» **STATED TASK**: Open with the line that has "Generate a Python"; close with the line that has "208, 202, 190]". Retype those lines exactly, images excluded.

» **DATA TO PROCESS**:

══════════

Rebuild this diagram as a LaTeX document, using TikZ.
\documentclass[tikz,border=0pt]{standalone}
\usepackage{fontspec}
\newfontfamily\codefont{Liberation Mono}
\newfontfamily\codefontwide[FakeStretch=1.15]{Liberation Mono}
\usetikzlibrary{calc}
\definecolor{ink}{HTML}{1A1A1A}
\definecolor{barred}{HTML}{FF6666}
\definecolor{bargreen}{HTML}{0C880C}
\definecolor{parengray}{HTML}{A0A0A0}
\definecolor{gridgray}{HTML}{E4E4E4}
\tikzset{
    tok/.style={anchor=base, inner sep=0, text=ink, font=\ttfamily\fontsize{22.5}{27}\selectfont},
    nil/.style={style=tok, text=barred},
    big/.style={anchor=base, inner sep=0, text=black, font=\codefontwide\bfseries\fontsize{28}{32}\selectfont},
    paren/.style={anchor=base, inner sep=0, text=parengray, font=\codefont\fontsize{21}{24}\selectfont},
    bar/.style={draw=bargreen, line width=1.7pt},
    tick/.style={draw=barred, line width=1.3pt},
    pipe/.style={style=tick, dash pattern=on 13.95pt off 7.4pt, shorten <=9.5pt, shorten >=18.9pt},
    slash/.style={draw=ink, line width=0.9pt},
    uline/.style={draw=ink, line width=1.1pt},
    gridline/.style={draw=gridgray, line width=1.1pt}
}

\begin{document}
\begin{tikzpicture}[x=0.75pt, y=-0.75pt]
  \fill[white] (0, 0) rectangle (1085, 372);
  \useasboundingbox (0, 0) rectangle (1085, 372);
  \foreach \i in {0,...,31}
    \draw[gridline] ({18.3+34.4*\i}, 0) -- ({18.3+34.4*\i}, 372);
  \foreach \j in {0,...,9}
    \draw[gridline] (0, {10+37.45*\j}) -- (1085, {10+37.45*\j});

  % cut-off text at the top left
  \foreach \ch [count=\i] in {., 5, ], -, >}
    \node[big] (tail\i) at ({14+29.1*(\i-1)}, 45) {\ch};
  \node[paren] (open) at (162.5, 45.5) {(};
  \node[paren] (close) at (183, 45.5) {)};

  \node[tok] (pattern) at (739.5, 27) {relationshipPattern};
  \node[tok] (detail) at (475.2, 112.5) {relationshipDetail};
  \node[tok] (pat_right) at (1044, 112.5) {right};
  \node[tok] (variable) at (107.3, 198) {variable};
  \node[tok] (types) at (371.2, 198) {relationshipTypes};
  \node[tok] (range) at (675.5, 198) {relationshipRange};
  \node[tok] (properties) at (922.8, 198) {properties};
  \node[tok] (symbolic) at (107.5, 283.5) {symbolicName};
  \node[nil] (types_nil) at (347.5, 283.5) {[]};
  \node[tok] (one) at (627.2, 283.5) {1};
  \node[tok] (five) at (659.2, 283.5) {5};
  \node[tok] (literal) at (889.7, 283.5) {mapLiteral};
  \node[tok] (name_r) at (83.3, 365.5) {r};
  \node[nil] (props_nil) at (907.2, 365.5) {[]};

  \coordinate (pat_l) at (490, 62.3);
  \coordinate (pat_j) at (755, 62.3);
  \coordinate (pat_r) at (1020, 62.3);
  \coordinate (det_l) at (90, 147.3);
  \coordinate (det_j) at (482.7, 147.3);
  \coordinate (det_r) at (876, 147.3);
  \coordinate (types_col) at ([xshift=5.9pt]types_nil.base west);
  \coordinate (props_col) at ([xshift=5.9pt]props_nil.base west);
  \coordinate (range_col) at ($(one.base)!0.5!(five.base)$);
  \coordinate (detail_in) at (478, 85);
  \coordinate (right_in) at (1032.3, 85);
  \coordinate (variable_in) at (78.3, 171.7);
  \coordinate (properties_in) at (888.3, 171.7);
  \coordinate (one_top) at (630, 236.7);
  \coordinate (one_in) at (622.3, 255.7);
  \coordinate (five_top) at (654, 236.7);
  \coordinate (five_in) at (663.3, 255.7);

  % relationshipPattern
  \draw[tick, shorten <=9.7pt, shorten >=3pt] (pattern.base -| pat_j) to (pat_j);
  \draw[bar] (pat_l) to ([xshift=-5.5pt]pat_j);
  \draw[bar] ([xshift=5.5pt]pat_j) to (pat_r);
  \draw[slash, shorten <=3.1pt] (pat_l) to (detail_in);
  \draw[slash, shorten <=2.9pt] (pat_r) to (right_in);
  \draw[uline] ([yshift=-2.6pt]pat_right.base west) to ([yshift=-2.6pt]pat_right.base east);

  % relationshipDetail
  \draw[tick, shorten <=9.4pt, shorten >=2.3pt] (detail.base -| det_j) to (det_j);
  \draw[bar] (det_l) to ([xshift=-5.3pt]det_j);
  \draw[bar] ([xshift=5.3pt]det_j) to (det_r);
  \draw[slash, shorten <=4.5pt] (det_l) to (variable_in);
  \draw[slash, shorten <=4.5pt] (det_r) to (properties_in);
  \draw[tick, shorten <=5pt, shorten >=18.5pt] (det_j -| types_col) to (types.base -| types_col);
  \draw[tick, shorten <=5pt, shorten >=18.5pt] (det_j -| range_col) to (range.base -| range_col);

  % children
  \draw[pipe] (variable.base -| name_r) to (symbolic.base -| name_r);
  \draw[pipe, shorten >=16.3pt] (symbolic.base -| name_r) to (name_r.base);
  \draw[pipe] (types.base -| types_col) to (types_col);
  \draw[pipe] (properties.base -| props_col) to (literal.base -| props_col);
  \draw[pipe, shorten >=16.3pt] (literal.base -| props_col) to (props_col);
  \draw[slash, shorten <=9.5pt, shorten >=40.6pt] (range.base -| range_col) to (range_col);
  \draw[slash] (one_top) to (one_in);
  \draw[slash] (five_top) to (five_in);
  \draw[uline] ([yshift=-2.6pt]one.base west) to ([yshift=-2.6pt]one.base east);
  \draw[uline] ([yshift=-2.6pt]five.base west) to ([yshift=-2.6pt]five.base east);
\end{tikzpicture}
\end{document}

══════════

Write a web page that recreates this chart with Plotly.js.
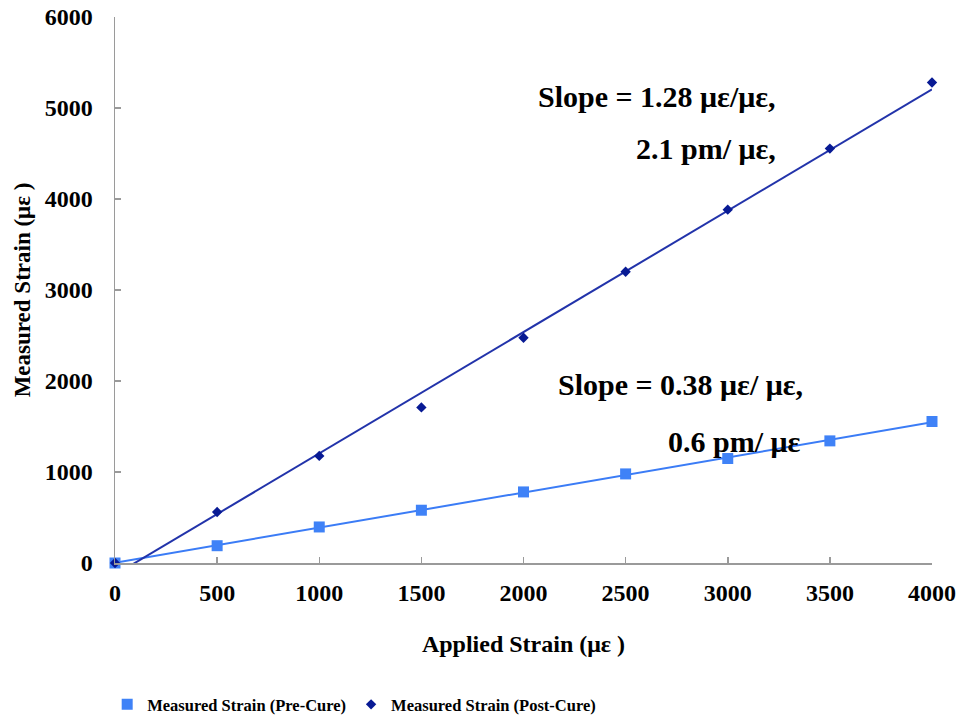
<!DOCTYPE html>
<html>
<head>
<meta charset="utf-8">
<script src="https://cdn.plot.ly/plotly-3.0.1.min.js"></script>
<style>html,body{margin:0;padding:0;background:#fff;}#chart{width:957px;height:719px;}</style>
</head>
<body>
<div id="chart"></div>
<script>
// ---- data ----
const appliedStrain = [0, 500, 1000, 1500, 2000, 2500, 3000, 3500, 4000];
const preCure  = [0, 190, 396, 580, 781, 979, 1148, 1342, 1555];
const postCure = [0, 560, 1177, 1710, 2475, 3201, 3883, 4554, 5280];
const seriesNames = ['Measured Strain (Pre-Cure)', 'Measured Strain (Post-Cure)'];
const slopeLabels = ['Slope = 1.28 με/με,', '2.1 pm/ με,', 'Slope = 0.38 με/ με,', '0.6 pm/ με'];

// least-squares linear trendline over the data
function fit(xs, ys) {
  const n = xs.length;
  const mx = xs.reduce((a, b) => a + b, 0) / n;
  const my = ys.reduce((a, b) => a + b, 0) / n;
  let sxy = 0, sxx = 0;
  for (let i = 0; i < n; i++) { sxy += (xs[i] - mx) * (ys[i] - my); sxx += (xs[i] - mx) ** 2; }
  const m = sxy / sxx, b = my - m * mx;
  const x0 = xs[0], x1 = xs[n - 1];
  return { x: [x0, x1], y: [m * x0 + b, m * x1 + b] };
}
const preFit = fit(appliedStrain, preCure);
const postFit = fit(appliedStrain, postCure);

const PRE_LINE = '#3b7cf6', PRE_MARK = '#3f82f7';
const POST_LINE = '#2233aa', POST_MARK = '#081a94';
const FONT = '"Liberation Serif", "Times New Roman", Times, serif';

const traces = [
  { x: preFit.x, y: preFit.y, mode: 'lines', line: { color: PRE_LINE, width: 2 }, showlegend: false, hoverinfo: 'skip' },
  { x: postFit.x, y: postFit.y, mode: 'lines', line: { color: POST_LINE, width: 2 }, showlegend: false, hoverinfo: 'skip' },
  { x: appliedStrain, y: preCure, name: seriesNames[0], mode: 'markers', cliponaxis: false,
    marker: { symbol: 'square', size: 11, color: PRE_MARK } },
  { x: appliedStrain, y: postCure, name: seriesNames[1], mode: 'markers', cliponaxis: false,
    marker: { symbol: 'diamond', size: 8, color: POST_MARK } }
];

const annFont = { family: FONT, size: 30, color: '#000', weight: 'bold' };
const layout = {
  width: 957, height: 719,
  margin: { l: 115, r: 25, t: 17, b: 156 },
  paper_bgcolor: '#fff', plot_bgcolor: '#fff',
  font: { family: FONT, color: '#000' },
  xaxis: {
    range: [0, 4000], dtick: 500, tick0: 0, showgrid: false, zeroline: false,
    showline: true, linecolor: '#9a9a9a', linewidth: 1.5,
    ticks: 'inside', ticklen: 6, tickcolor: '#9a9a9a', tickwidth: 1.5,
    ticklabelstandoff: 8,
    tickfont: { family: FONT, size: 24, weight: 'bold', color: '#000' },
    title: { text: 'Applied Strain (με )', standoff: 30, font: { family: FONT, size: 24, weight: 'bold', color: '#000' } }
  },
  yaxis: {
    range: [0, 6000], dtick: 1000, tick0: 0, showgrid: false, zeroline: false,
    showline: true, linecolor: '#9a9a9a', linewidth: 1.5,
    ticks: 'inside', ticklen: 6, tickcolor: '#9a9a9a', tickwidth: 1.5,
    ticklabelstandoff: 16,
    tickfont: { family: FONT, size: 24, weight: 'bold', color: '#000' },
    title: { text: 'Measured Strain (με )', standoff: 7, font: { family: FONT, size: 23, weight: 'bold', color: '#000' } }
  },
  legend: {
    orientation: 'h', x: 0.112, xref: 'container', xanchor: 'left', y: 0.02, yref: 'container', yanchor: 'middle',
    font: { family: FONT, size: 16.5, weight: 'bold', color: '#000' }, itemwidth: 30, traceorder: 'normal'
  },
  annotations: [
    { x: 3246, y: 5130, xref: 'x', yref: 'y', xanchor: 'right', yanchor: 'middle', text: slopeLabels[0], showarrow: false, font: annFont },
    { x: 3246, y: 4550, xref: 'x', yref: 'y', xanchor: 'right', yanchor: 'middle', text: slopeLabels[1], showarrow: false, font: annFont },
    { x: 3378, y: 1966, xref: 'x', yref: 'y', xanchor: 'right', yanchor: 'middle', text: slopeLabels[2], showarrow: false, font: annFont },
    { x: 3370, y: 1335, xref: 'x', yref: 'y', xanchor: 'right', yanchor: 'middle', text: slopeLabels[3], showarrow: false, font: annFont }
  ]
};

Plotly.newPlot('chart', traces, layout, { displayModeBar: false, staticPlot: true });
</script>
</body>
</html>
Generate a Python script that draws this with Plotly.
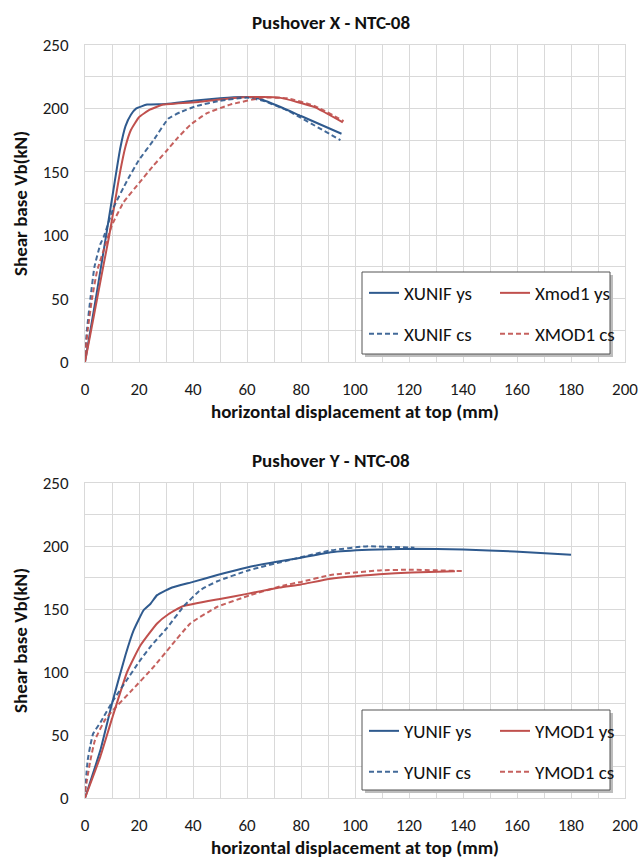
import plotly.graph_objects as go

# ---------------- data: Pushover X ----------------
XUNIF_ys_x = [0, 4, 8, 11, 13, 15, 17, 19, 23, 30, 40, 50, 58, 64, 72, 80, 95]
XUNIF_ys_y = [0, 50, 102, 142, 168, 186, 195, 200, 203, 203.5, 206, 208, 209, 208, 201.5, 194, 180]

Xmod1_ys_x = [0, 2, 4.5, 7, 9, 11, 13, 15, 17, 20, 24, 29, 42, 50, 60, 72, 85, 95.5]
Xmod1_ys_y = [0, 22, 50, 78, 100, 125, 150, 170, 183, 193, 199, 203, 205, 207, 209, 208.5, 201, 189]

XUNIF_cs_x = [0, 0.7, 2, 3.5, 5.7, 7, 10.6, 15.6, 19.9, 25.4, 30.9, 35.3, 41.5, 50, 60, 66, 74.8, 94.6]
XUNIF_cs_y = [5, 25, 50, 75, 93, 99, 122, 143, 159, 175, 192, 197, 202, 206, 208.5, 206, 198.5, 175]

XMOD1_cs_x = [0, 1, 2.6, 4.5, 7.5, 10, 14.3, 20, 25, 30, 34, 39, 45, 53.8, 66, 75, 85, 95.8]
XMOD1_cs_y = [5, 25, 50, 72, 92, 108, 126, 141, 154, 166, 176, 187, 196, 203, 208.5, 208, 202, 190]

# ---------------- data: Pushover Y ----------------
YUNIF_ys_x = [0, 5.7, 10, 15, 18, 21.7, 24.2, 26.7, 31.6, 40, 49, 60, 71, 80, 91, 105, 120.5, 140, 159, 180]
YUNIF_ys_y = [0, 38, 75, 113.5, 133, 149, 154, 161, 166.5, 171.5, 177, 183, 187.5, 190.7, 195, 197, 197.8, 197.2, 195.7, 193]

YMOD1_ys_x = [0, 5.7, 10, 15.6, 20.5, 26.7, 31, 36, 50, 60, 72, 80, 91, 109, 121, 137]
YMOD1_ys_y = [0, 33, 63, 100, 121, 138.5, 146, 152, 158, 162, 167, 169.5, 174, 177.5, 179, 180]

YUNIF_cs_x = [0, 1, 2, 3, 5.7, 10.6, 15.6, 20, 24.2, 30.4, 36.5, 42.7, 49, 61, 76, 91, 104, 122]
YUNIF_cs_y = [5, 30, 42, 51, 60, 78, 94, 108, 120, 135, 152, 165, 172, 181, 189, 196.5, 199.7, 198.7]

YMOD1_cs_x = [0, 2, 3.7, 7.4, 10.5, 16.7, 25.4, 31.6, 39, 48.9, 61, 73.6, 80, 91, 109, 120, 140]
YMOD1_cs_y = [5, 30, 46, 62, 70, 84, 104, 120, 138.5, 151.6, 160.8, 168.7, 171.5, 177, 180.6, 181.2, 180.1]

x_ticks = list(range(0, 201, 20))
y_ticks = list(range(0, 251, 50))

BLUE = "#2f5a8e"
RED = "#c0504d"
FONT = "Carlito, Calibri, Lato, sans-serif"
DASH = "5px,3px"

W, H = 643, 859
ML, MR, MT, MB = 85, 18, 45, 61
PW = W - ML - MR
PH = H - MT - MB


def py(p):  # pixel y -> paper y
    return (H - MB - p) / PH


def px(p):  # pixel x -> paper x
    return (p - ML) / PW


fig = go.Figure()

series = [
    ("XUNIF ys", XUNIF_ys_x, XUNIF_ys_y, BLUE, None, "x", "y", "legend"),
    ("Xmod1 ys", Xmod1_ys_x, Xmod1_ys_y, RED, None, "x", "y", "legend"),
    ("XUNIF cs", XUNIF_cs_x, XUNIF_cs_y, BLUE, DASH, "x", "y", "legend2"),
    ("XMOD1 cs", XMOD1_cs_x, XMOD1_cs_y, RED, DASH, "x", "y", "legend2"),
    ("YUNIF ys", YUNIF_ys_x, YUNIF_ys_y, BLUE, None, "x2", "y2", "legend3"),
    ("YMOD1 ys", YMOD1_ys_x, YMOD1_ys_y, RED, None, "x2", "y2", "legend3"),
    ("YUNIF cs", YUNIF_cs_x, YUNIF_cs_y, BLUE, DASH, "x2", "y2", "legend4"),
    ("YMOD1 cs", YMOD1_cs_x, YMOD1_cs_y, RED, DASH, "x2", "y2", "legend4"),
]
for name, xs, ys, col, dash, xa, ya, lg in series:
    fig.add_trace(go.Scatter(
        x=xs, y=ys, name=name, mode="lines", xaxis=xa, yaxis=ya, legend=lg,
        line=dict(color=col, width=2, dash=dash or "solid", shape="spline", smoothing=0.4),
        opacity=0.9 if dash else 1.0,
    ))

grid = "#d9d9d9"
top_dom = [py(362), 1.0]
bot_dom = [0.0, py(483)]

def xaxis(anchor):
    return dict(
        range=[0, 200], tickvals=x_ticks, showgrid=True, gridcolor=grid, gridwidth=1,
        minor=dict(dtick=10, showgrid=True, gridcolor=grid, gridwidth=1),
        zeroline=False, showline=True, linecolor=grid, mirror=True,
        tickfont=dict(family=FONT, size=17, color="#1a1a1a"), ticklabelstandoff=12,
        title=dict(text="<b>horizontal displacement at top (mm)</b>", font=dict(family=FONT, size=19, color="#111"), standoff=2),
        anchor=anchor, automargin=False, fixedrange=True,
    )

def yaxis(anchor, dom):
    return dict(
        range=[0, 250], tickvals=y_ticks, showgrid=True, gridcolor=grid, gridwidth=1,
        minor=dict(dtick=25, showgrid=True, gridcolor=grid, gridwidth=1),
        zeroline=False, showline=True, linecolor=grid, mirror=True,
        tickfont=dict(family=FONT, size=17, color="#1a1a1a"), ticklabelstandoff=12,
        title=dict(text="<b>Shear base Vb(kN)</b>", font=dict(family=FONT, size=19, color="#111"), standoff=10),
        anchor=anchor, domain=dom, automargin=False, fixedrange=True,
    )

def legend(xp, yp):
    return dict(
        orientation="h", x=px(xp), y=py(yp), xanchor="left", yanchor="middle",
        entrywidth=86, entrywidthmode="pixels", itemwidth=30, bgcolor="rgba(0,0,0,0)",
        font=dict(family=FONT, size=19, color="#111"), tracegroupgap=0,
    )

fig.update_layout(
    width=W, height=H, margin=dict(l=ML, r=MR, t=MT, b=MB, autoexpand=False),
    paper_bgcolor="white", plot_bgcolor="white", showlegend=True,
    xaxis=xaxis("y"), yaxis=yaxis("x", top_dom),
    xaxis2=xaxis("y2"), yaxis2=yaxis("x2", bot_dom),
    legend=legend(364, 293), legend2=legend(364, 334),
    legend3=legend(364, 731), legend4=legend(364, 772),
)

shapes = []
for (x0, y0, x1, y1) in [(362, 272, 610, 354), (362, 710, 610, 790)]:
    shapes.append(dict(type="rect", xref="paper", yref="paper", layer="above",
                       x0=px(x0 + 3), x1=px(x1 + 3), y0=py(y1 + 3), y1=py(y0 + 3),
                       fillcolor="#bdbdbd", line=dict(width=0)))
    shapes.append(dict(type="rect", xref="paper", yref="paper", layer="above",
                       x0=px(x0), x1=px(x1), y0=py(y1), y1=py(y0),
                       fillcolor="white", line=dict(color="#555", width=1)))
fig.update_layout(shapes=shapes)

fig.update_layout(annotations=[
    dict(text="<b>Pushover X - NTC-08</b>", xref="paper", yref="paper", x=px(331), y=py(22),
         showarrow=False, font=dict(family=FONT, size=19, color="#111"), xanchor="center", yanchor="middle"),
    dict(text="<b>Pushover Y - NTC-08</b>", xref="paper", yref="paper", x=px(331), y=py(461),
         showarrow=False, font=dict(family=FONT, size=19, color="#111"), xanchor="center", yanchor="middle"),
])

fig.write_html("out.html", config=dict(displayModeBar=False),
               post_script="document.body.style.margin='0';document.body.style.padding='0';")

══════════

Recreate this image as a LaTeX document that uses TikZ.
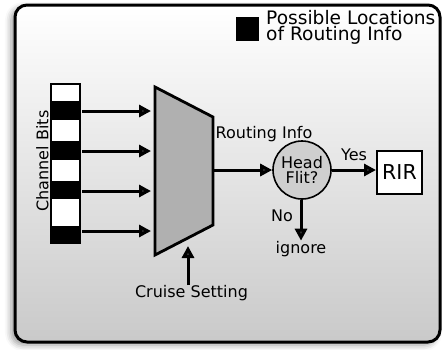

══════════

» **PROBLEM SOLUTION**:
Generate a Python script that draws this with Plotly.
import plotly.graph_objects as go

# ---------------- data: Pushover X ----------------
XUNIF_ys_x = [0, 4, 8, 11, 13, 15, 17, 19, 23, 30, 40, 50, 58, 64, 72, 80, 95]
XUNIF_ys_y = [0, 50, 102, 142, 168, 186, 195, 200, 203, 203.5, 206, 208, 209, 208, 201.5, 194, 180]

Xmod1_ys_x = [0, 2, 4.5, 7, 9, 11, 13, 15, 17, 20, 24, 29, 42, 50, 60, 72, 85, 95.5]
Xmod1_ys_y = [0, 22, 50, 78, 100, 125, 150, 170, 183, 193, 199, 203, 205, 207, 209, 208.5, 201, 189]

XUNIF_cs_x = [0, 0.7, 2, 3.5, 5.7, 7, 10.6, 15.6, 19.9, 25.4, 30.9, 35.3, 41.5, 50, 60, 66, 74.8, 94.6]
XUNIF_cs_y = [5, 25, 50, 75, 93, 99, 122, 143, 159, 175, 192, 197, 202, 206, 208.5, 206, 198.5, 175]

XMOD1_cs_x = [0, 1, 2.6, 4.5, 7.5, 10, 14.3, 20, 25, 30, 34, 39, 45, 53.8, 66, 75, 85, 95.8]
XMOD1_cs_y = [5, 25, 50, 72, 92, 108, 126, 141, 154, 166, 176, 187, 196, 203, 208.5, 208, 202, 190]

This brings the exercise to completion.